Beware! When you perform the box-blur, make sure you unpack the depth values before blurring them. My box-blur shader looks like this:
#ifdef GL_ES
# ifdef MINKO_PLATFORM_IOS
precision highp float;
# else
precision mediump float;
# endif
#endif
uniform sampler2D uTexture;
uniform float uTextureSize;
uniform float uSpread;
varying vec2 vUV;
#pragma include \"Pack.function.glsl\"
#ifndef BOXBLUR_OFFSET
# define BOXBLUR_OFFSET 2
#endif
void main()
{
float c = 0.0;
for (int x = -BOXBLUR_OFFSET; x <= BOXBLUR_OFFSET; ++x)
for (int y = -BOXBLUR_OFFSET; y <= BOXBLUR_OFFSET; ++y)
c += unpackFloat8bitRGBA(texture2D(uTexture, vUV + vec2(x, y) / uTextureSize));
gl_FragColor = packFloat8bitRGBA(c / float((BOXBLUR_OFFSET * 2 + 1) * (BOXBLUR_OFFSET * 2 + 1)));
}
The ESM depth comparisong code is done with the following function:
float shadowMapping_texture2DDepth(sampler2D depths, vec2 uv, float zNear, float zFar)
{
float depth = unpackFloat8bitRGBA(texture2D(depths, uv));
return (depth - 0.5) / 0.5;
}
float shadowMapping_ESM(sampler2D depths, vec2 uv, float compare, float zNear, float zFar, float c)
{
float depth = shadowMapping_texture2DDepth(depths, uv, zNear, zFar);
depth = exp(c * depth) * exp(-c * compare);
depth = clamp(depth, 0.0, 1.0);
return depth;
}
Going further…
The final code will soon be available on the Minko repository in the dev branch.
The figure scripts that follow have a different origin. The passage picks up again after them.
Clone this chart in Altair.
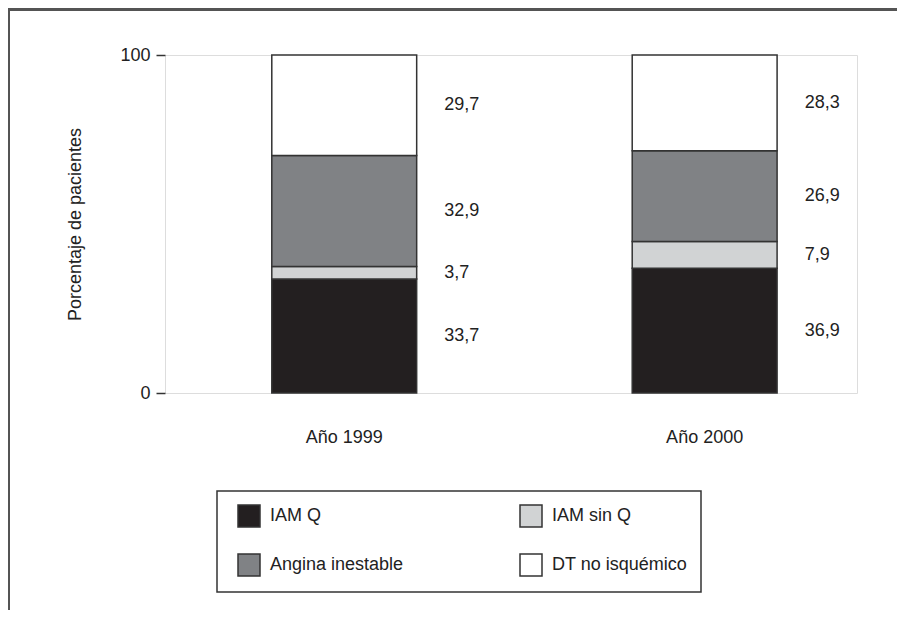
import altair as alt
import pandas as pd

years = ["Año 1999", "Año 2000"]
categories = ["IAM Q", "IAM sin Q", "Angina inestable", "DT no isquémico"]
values_1999 = [33.7, 3.7, 32.9, 29.7]
values_2000 = [36.9, 7.9, 26.9, 28.3]
colors = ["#231f20", "#d1d3d4", "#808285", "#ffffff"]
# legend is read row by row: IAM Q, IAM sin Q / Angina inestable, DT no isquémico
legend_order = ["IAM Q", "Angina inestable", "IAM sin Q", "DT no isquémico"]

rows = []
for year, vals in zip(years, [values_1999, values_2000]):
    cum = 0.0
    for i, (cat, v) in enumerate(zip(categories, vals)):
        rows.append({
            "year": year, "cat": cat, "order": i, "value": v,
            "y0": cum, "y1": cum + v, "mid": cum + v / 2,
            "label": f"{v:.1f}".replace(".", ","),
        })
        cum += v
df = pd.DataFrame(rows)

color_of = dict(zip(categories, colors))
FONT = "Liberation Sans, Arial, sans-serif"
FS = 18
W, H = 692, 338

xscale = alt.Scale(domain=years, paddingInner=0.598, paddingOuter=0.259, align=0.572)
yscale = alt.Scale(domain=[0, 100], nice=False)

bars = alt.Chart(df).mark_bar(stroke="#333333", strokeWidth=1.5).encode(
    x=alt.X("year:N", scale=xscale, sort=years,
            axis=alt.Axis(title=None, labelAngle=0, ticks=False, domain=False,
                          labelPadding=35, labelFontSize=FS, labelColor="#222222",
                          labelFont=FONT)),
    y=alt.Y("y0:Q", scale=yscale,
            axis=alt.Axis(title="Porcentaje de pacientes", values=[0, 100],
                          tickSize=9, tickColor="#333333", tickWidth=1.5,
                          domain=False, grid=False, labelPadding=6,
                          labelFontSize=FS, labelColor="#222222", labelFont=FONT,
                          titleFont=FONT, titleFontSize=FS, titleFontWeight="normal",
                          titleColor="#222222", titlePadding=35)),
    y2="y1:Q",
    fill=alt.Color("cat:N",
                   scale=alt.Scale(domain=legend_order,
                                   range=[color_of[c] for c in legend_order]),
                   legend=alt.Legend(title=None, orient="none", legendX=52, legendY=436,
                                     columns=2, symbolType="square", symbolSize=484,
                                     symbolStrokeColor="#333333", symbolStrokeWidth=1.5,
                                     symbolOffset=7,
                                     labelFont=FONT, labelFontSize=FS, labelColor="#222222",
                                     labelOffset=9, columnPadding=108, rowPadding=21,
                                     padding=13, strokeColor="#333333", labelLimit=300)),
    order=alt.Order("order:Q"),
)

texts = alt.Chart(df).mark_text(align="left", baseline="middle", dx=100,
                                font=FONT, fontSize=FS, color="#222222").encode(
    x=alt.X("year:N", scale=xscale, sort=years),
    y=alt.Y("mid:Q", scale=yscale),
    text="label:N",
)

frame_top = alt.Chart(df).mark_rule(color="#555555", strokeWidth=2).encode(
    x=alt.value(-157), x2=alt.value(740), y=alt.value(-45.5))
frame_left = alt.Chart(df).mark_rule(color="#555555", strokeWidth=2).encode(
    x=alt.value(-156.5), y=alt.value(-45.5), y2=alt.value(560))

chart = alt.layer(frame_top, frame_left, bars, texts).properties(
    width=W, height=H,
    autosize=alt.AutoSizeParams(type="none"),
    padding={"left": 157, "top": 47, "right": 40, "bottom": 217},
).configure_view(stroke="#333333", strokeWidth=1.5).configure(
    font=FONT
).configure_legend(strokeWidth=1.5)

chart.save("out.html", embed_options={"renderer": "svg", "actions": False})
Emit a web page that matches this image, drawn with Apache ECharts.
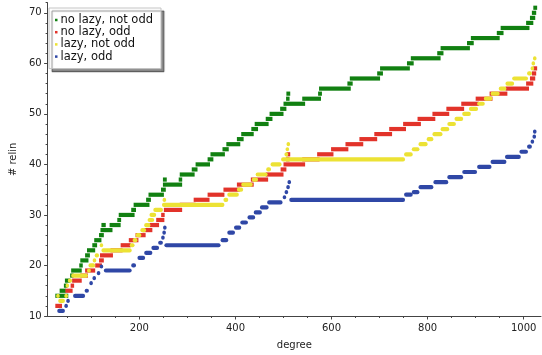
<!DOCTYPE html>
<html><head><meta charset="utf-8">
<script src="https://cdn.jsdelivr.net/npm/echarts@6/dist/echarts.min.js"></script>
<style>html,body{margin:0;padding:0;background:#fff}#c{width:542px;height:355px}</style>
</head><body><div id="c"></div>
<script>
// Each run: [first degree, last degree, # relin]
const seriesNames = ['no lazy, not odd', 'no lazy, odd', 'lazy, not odd', 'lazy, odd'];

const noLazyNotOdd = [
  [25,52,14],[34,47,15],[43,50,16],[45,56,17],[56,63,18],[58,80,19],[75,82,20],[77,94,21],
  [87,97,22],[91,108,23],[102,112,24],[106,121,25],[116,126,26],[119,144,27],[121,130,28],[138,161,28],
  [154,162,29],[157,190,30],[183,193,31],[188,221,32],[214,224,33],[219,251,34],[245,255,35],[249,289,36],
  [249,257,37],[282,289,37],[284,315,38],[309,321,39],[317,347,40],[342,354,41],[348,378,42],[373,386,43],
  [381,410,44],[403,417,45],[412,438,46],[433,447,47],[440,469,48],[463,477,49],[471,500,50],[493,506,51],
  [500,545,52],[506,512,53],[539,578,53],[506,514,54],[572,580,54],[574,640,55],[633,644,56],[638,701,57],
  [695,707,58],[701,763,59],[757,771,60],[765,827,61],[820,833,62],[827,888,63],[882,896,64],[890,950,65],
  [944,958,66],[952,1012,67],[1005,1020,68],[1013,1024,69],[1017,1026,70],[1020,1028,71]
];
const noLazyOdd = [
  [25,39,12],[46,61,15],[58,63,16],[60,80,17],[77,93,18],[87,108,19],[108,122,20],[116,126,21],
  [118,145,22],[140,165,23],[161,182,24],[178,198,25],[192,213,26],[207,227,27],[221,241,28],[235,252,29],
  [247,251,30],[251,289,31],[284,317,32],[313,346,33],[342,377,34],[375,409,35],[403,438,36],[432,468,37],
  [463,500,38],[494,506,39],[500,545,40],[506,512,41],[539,575,41],[506,514,42],[570,604,42],[599,635,43],
  [629,666,44],[658,695,45],[689,726,46],[720,755,47],[749,786,48],[779,816,49],[810,845,50],[839,876,51],
  [870,907,52],[900,935,53],[929,966,54],[962,1011,55],[1005,1020,56],[1013,1024,57],[1017,1026,58],[1020,1028,59]
];
const lazyNotOdd = [
  [31,45,13],[29,32,14],[46,49,14],[48,52,16],[51,60,17],[58,93,18],[91,99,19],[94,108,20],
  [103,110,21],[107,116,22],[121,184,23],[118,124,24],[180,190,24],[186,196,25],[192,204,26],[202,214,27],
  [210,223,28],[217,231,29],[221,235,30],[229,249,31],[247,377,32],[249,255,33],[375,385,33],[383,407,34],
  [403,416,35],[412,436,36],[434,447,37],[442,467,38],[464,474,39],[473,496,40],[495,753,41],[502,510,42],
  [751,769,42],[507,509,43],[767,783,43],[508,512,44],[781,800,44],[798,812,45],[810,831,46],[827,845,47],
  [841,859,48],[856,874,49],[872,890,50],[886,905,51],[903,919,52],[917,935,53],[931,950,54],[948,964,55],
  [962,980,56],[976,1009,57],[1007,1017,58],[1015,1021,59],[1017,1023,60],[1021,1025,61]
];
const lazyOdd = [
  [29,45,11],[45,50,12],[50,53,13],[62,87,14],[86,95,15],[97,102,16.5],[104,108,17.5],[112,118,18.5],
  [118,124,19.8],[126,184,19],[183,193,20],[196,212,21.5],[210,227,22.5],[225,241,23.5],[239,249,24.5],
  [247,251,25.5],[249,254,26.5],[251,255,27.5],[252,369,24],[369,385,25],[383,399,26.5],[397,412,27.5],
  [410,426,28.5],[425,441,29.5],[438,455,30.5],[451,469,31.5],[466,498,32.5],[500,504,33.5],[504,508,34.5],
  [508,511,35.5],[510,514,36.5],[512,753,33],[751,769,34],[767,783,34.5],[781,812,35.5],[812,843,36.5],
  [841,874,37.5],[872,903,38.5],[903,933,39.5],[931,964,40.5],[961,994,41.5],[991,1009,42.5],[1007,1017,43.5],
  [1015,1021,44.5],[1019,1025,45.5],[1021,1025,46.5]
];

const xMajorTicks = [200, 400, 600, 800, 1000];
const xMinorTicks = [50, 100, 150, 250, 300, 350, 450, 500, 550, 650, 700, 750, 850, 900, 950];
const yMajorTicks = [10, 20, 30, 40, 50, 60, 70];
const yMinorTicks = [12,14,16,18,22,24,26,28,32,34,36,38,42,44,46,48,52,54,56,58,62,64,66,68,72];

const colors = ['#118011', '#e2332a', '#ece234', '#2f47a6'];
const radii = [0, 0, 2, 2];

function runSeries(idx, runs) {
  const color = colors[idx], r = radii[idx], h = 4.2;
  return {
    name: seriesNames[idx], type: 'custom', coordinateSystem: 'cartesian2d',
    xAxisIndex: 0, yAxisIndex: 0,
    data: runs, encode: { x: [0, 1], y: 2 },
    itemStyle: { color: color },
    renderItem: function (params, api) {
      const p0 = api.coord([api.value(0), api.value(2)]);
      const p1 = api.coord([api.value(1), api.value(2)]);
      let x0 = p0[0], x1 = p1[0];
      if (x1 - x0 < 3.5) { const m = (x0 + x1) / 2; x0 = m - 1.75; x1 = m + 1.75; }
      return { type: 'rect', shape: { x: x0, y: p0[1] - h / 2, width: x1 - x0, height: h, r: r },
               style: { fill: color } };
    }
  };
}

const font = 'DejaVu Sans';
const plain = function (v) { return String(v); };
const chart = echarts.init(document.getElementById('c'), null, { renderer: 'canvas' });
const axisLineStyle = { color: '#444', width: 1 };
chart.setOption({
  animation: false,
  grid: { left: 42, right: 1, top: 2.7, bottom: 35, containLabel: false },
  legend: {
    orient: 'vertical', left: 49, top: 8,
    padding: [6, 8, 6, 6], itemGap: 0.2,
    icon: 'rect', itemWidth: 2.5, itemHeight: 2.5,
    backgroundColor: '#fff', borderColor: '#c4c4c4', borderWidth: 1,
    shadowColor: 'rgba(0,0,0,0.45)', shadowOffsetX: 3, shadowOffsetY: 3, shadowBlur: 1,
    textStyle: { fontFamily: font, fontSize: 11.5, color: '#111', lineHeight: 11, padding: [0, 0, 0, -2] },
    data: seriesNames
  },
  xAxis: [
    { type: 'value', min: 9, max: 1036, position: 'bottom',
      name: 'degree', nameLocation: 'middle', nameGap: 24,
      nameTextStyle: { fontFamily: font, fontSize: 10, color: '#222' },
      axisLine: { show: true, lineStyle: axisLineStyle },
      axisTick: { show: true, customValues: xMajorTicks, length: 3.5, lineStyle: axisLineStyle },
      axisLabel: { customValues: xMajorTicks, formatter: plain, fontFamily: font, fontSize: 10, color: '#222', margin: 7 },
      splitLine: { show: false } },
    { type: 'value', min: 9, max: 1036, position: 'bottom', gridIndex: 0,
      axisLine: { show: false },
      axisTick: { show: true, customValues: xMinorTicks, length: 2, lineStyle: axisLineStyle },
      axisLabel: { show: false }, splitLine: { show: false } }
  ],
  yAxis: [
    { type: 'value', min: 10, max: 72, position: 'left',
      name: '# relin', nameLocation: 'middle', nameGap: 28,
      nameTextStyle: { fontFamily: font, fontSize: 10, color: '#222' },
      axisLine: { show: true, lineStyle: axisLineStyle },
      axisTick: { show: true, customValues: yMajorTicks, length: 3.5, lineStyle: axisLineStyle },
      axisLabel: { customValues: yMajorTicks, formatter: plain, fontFamily: font, fontSize: 10, color: '#222', margin: 6 },
      splitLine: { show: false } },
    { type: 'value', min: 10, max: 72, position: 'left', gridIndex: 0,
      axisLine: { show: false },
      axisTick: { show: true, customValues: yMinorTicks, length: 2, lineStyle: axisLineStyle },
      axisLabel: { show: false }, splitLine: { show: false } }
  ],
  series: [
    runSeries(0, noLazyNotOdd),
    runSeries(1, noLazyOdd),
    runSeries(2, lazyNotOdd),
    runSeries(3, lazyOdd)
  ]
});
</script>
</body></html>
Next steps include:
- Stabilizing the shadow map: lower resolution cascades tend to make the final shadow rendering “swim”. That’s a known issue fixed by tweaking the projection matrix.
- Blending between cascade to get smoother transitions.
- Implementing shadow mapping for point and spot lights.